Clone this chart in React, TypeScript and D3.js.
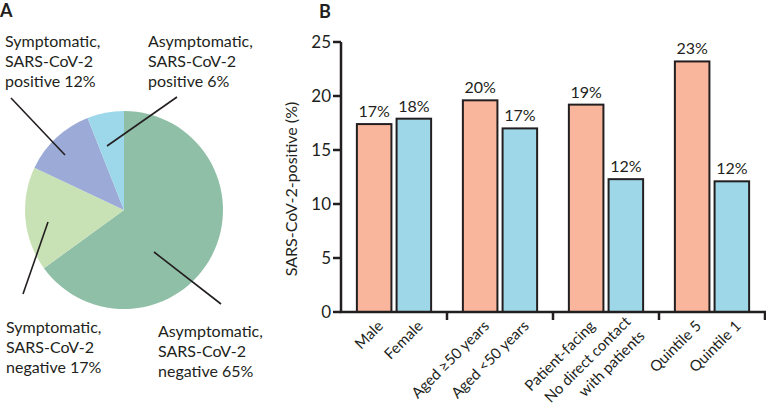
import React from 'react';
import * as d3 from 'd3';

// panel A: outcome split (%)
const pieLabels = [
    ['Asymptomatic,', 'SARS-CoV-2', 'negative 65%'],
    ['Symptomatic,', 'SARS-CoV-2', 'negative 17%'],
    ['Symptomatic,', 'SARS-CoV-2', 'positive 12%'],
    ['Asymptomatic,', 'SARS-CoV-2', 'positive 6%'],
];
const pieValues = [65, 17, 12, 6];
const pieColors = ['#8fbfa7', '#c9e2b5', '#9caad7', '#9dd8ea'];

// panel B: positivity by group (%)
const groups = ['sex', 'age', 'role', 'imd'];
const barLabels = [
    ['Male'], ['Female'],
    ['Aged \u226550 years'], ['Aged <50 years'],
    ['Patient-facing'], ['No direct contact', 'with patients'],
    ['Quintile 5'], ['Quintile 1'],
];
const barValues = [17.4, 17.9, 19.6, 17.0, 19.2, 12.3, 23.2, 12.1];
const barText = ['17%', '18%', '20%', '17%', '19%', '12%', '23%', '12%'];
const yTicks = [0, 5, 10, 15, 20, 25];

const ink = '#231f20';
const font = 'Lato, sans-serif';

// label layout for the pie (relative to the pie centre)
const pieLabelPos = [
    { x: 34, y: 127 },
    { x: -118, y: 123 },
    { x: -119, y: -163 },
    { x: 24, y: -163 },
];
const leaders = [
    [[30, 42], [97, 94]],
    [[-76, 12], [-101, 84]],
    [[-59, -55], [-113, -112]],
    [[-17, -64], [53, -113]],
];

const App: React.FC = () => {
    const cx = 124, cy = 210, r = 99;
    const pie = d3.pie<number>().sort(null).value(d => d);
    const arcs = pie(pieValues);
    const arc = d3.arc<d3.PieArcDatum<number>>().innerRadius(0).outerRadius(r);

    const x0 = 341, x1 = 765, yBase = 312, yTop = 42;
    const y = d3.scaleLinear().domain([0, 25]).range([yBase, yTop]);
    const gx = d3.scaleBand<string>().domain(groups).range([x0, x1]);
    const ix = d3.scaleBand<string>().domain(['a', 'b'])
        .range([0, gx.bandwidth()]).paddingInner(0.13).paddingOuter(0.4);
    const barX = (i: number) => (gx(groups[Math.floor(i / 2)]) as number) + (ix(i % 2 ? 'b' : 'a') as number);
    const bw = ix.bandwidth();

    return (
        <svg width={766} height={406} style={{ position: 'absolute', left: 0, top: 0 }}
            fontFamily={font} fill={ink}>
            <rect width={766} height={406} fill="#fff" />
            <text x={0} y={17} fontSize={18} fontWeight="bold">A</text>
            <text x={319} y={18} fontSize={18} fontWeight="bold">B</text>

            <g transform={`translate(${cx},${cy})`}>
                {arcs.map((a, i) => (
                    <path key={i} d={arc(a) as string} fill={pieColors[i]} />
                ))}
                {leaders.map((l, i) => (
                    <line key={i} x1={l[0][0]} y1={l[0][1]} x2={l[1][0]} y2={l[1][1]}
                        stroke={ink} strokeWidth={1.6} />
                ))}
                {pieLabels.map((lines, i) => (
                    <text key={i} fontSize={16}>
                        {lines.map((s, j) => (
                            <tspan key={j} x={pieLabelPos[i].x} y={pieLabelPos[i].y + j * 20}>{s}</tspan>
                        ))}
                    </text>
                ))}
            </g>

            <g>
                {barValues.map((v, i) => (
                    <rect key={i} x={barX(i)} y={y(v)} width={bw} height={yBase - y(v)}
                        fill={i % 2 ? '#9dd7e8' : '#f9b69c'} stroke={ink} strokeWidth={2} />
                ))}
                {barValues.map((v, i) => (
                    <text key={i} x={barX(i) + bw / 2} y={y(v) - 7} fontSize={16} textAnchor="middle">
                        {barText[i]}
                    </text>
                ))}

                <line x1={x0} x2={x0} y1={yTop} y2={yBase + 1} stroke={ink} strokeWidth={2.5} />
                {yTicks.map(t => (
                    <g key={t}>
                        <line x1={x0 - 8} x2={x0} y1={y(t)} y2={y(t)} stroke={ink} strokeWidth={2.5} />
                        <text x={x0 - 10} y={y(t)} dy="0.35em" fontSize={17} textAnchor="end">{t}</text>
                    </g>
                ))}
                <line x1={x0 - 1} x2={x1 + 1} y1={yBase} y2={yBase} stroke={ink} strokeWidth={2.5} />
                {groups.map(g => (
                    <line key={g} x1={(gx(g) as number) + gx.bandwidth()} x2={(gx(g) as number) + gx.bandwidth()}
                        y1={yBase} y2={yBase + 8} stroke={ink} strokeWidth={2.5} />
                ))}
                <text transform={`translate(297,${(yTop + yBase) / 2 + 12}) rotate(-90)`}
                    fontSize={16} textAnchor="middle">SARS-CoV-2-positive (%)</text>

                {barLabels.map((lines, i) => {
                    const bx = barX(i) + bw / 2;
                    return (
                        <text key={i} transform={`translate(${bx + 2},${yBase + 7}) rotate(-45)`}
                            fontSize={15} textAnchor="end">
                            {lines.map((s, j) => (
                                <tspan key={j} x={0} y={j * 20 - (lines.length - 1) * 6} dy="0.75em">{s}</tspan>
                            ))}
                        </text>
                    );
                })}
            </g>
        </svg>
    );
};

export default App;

- _SHORT EXERCISE_
Every line of the material is to be quoted exactly, with no pictures carried over.

- _RESPONSE TO THIS TASK_
Clone this chart in React, TypeScript and D3.js.
import React from 'react';
import * as d3 from 'd3';

// panel A: outcome split (%)
const pieLabels = [
    ['Asymptomatic,', 'SARS-CoV-2', 'negative 65%'],
    ['Symptomatic,', 'SARS-CoV-2', 'negative 17%'],
    ['Symptomatic,', 'SARS-CoV-2', 'positive 12%'],
    ['Asymptomatic,', 'SARS-CoV-2', 'positive 6%'],
];
const pieValues = [65, 17, 12, 6];
const pieColors = ['#8fbfa7', '#c9e2b5', '#9caad7', '#9dd8ea'];

// panel B: positivity by group (%)
const groups = ['sex', 'age', 'role', 'imd'];
const barLabels = [
    ['Male'], ['Female'],
    ['Aged \u226550 years'], ['Aged <50 years'],
    ['Patient-facing'], ['No direct contact', 'with patients'],
    ['Quintile 5'], ['Quintile 1'],
];
const barValues = [17.4, 17.9, 19.6, 17.0, 19.2, 12.3, 23.2, 12.1];
const barText = ['17%', '18%', '20%', '17%', '19%', '12%', '23%', '12%'];
const yTicks = [0, 5, 10, 15, 20, 25];

const ink = '#231f20';
const font = 'Lato, sans-serif';

// label layout for the pie (relative to the pie centre)
const pieLabelPos = [
    { x: 34, y: 127 },
    { x: -118, y: 123 },
    { x: -119, y: -163 },
    { x: 24, y: -163 },
];
const leaders = [
    [[30, 42], [97, 94]],
    [[-76, 12], [-101, 84]],
    [[-59, -55], [-113, -112]],
    [[-17, -64], [53, -113]],
];

const App: React.FC = () => {
    const cx = 124, cy = 210, r = 99;
    const pie = d3.pie<number>().sort(null).value(d => d);
    const arcs = pie(pieValues);
    const arc = d3.arc<d3.PieArcDatum<number>>().innerRadius(0).outerRadius(r);

    const x0 = 341, x1 = 765, yBase = 312, yTop = 42;
    const y = d3.scaleLinear().domain([0, 25]).range([yBase, yTop]);
    const gx = d3.scaleBand<string>().domain(groups).range([x0, x1]);
    const ix = d3.scaleBand<string>().domain(['a', 'b'])
        .range([0, gx.bandwidth()]).paddingInner(0.13).paddingOuter(0.4);
    const barX = (i: number) => (gx(groups[Math.floor(i / 2)]) as number) + (ix(i % 2 ? 'b' : 'a') as number);
    const bw = ix.bandwidth();

    return (
        <svg width={766} height={406} style={{ position: 'absolute', left: 0, top: 0 }}
            fontFamily={font} fill={ink}>
            <rect width={766} height={406} fill="#fff" />
            <text x={0} y={17} fontSize={18} fontWeight="bold">A</text>
            <text x={319} y={18} fontSize={18} fontWeight="bold">B</text>

            <g transform={`translate(${cx},${cy})`}>
                {arcs.map((a, i) => (
                    <path key={i} d={arc(a) as string} fill={pieColors[i]} />
                ))}
                {leaders.map((l, i) => (
                    <line key={i} x1={l[0][0]} y1={l[0][1]} x2={l[1][0]} y2={l[1][1]}
                        stroke={ink} strokeWidth={1.6} />
                ))}
                {pieLabels.map((lines, i) => (
                    <text key={i} fontSize={16}>
                        {lines.map((s, j) => (
                            <tspan key={j} x={pieLabelPos[i].x} y={pieLabelPos[i].y + j * 20}>{s}</tspan>
                        ))}
                    </text>
                ))}
            </g>

            <g>
                {barValues.map((v, i) => (
                    <rect key={i} x={barX(i)} y={y(v)} width={bw} height={yBase - y(v)}
                        fill={i % 2 ? '#9dd7e8' : '#f9b69c'} stroke={ink} strokeWidth={2} />
                ))}
                {barValues.map((v, i) => (
                    <text key={i} x={barX(i) + bw / 2} y={y(v) - 7} fontSize={16} textAnchor="middle">
                        {barText[i]}
                    </text>
                ))}

                <line x1={x0} x2={x0} y1={yTop} y2={yBase + 1} stroke={ink} strokeWidth={2.5} />
                {yTicks.map(t => (
                    <g key={t}>
                        <line x1={x0 - 8} x2={x0} y1={y(t)} y2={y(t)} stroke={ink} strokeWidth={2.5} />
                        <text x={x0 - 10} y={y(t)} dy="0.35em" fontSize={17} textAnchor="end">{t}</text>
                    </g>
                ))}
                <line x1={x0 - 1} x2={x1 + 1} y1={yBase} y2={yBase} stroke={ink} strokeWidth={2.5} />
                {groups.map(g => (
                    <line key={g} x1={(gx(g) as number) + gx.bandwidth()} x2={(gx(g) as number) + gx.bandwidth()}
                        y1={yBase} y2={yBase + 8} stroke={ink} strokeWidth={2.5} />
                ))}
                <text transform={`translate(297,${(yTop + yBase) / 2 + 12}) rotate(-90)`}
                    fontSize={16} textAnchor="middle">SARS-CoV-2-positive (%)</text>

                {barLabels.map((lines, i) => {
                    const bx = barX(i) + bw / 2;
                    return (
                        <text key={i} transform={`translate(${bx + 2},${yBase + 7}) rotate(-45)`}
                            fontSize={15} textAnchor="end">
                            {lines.map((s, j) => (
                                <tspan key={j} x={0} y={j * 20 - (lines.length - 1) * 6} dy="0.75em">{s}</tspan>
                            ))}
                        </text>
                    );
                })}
            </g>
        </svg>
    );
};

export default App;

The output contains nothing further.